Words are powerful things. There are lots of theories as to why: a brilliant Swiss linguistic theorist named Ferdinand de Saussure suggested that they are significance bearers, and he distinguished between the signifier and thing signified. In as much as he sees the connection between the two as arbitrary, he never really explains the shape of words, like say why the word “bark” is used to describe the way a dog barks (where “woof” is obviously the onomatopoeic equivalent). But he did correctly talk about their capacity to carry a “sign” that points to the thing they are signifying.
The only way a word can lose significance then, is to strip it of its meaning by endlessly adding meanings to it. When I was a much younger person, at the very inception of my career as a writer, I remember distinctly being at a conference at Rutgers University in New Jersey where I heard one of the speakers explain this phenomenon: he pointed to a chair in the room and said that it could be called a stool instead of a chair because it could be used as a stool. A chair, he said, could also be a ladder, if you’re changing a light bulb, or a night table, if you keep your water glass on it at night. A chair, he said, is not just a chair and, he added, it can be quite something other than a chair. The word chair, he said, therefore has no meaning. Words, he declared, simply have no meaning per se. They are arbitrary; they are so flexible that they have lost their elasticity.
But he wasn’t finished. He went further: nothing, he said, has any meaning. And, he added, as a result, there are no laws or rules that pertain to any individual. All rules, he boldly added, are, like words, artificial constructs devoid of meaning. Life, he concluded, has no meaning. Such a point of view may sound like a grand reductio ad absurdum, and in fact it is. I should, too, note carefully here that this speaker was not kidding around: he actually meant every word he said. To his credit, he had followed the path whither it in fact leads, into the great abyss of nihilism.

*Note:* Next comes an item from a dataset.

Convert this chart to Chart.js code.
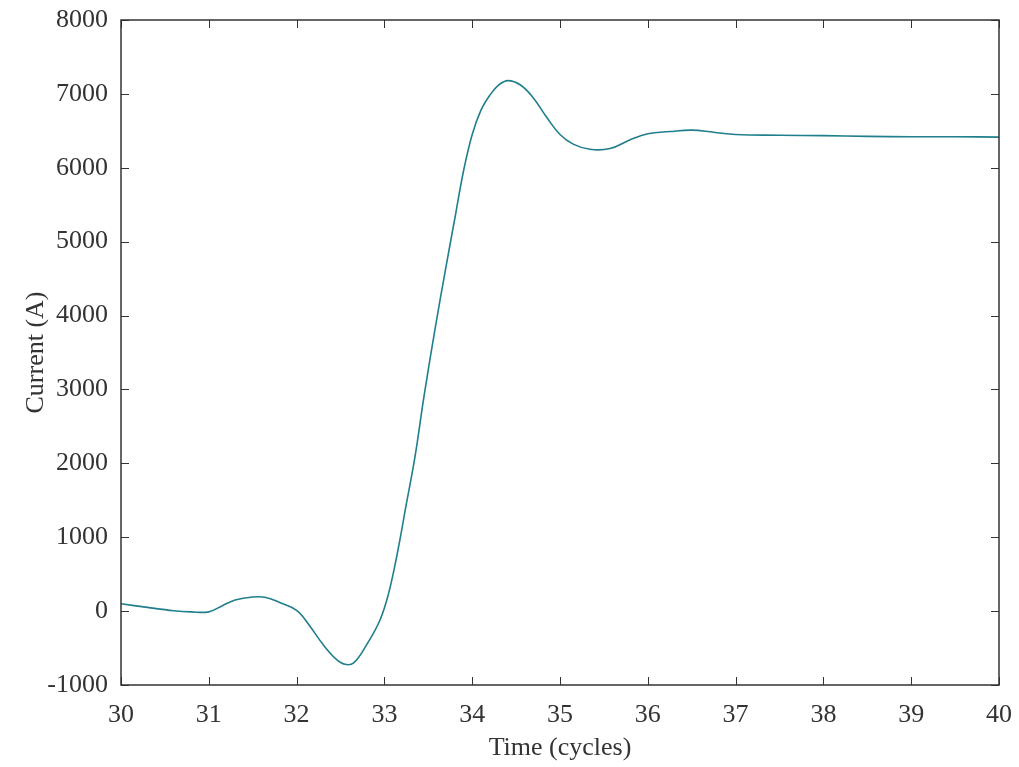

I wonder, though, if words did have real meaning, where the path would lead. Put another way, one can see that “bark” can mean both the skin of the tree and what my dog does when a burglar jiggles the lock on my door, or “love” can signify the passionate act that a young couple makes as easily as it can connote the compassionate act of hugging a disabled elderly woman whom you’ve only just met in a nursing home. Yet even though the words “love” and “bark” have remarkable range, that doesn’t mean they are devoid of meaning. The man burgling my house, unless he is hearing impaired, decides to rob another house; (I have a Great Dane with a very deep and ferocious-sounding bark). The young couple doesn’t need to be told what love is, nor does the person in the nursing home receiving the hug. They know. They know because words do in fact have meaning. They bear significance because the thing they signify has meaning. The life of the disabled person has meaning. The passionate love of the young couple has meaning. And any burglar can tell you that a Great Dane’s bark most certainly has meaning.
So, I’m sorry to have to report to the famous lecturer of many years ago, that he was simply wrong. A chair can be used as a nightstand or a ladder, but it is still a chair. Words have meaning because, in fact, life does, too. And that, in case you were wondering, is the real meaning of a barking dog.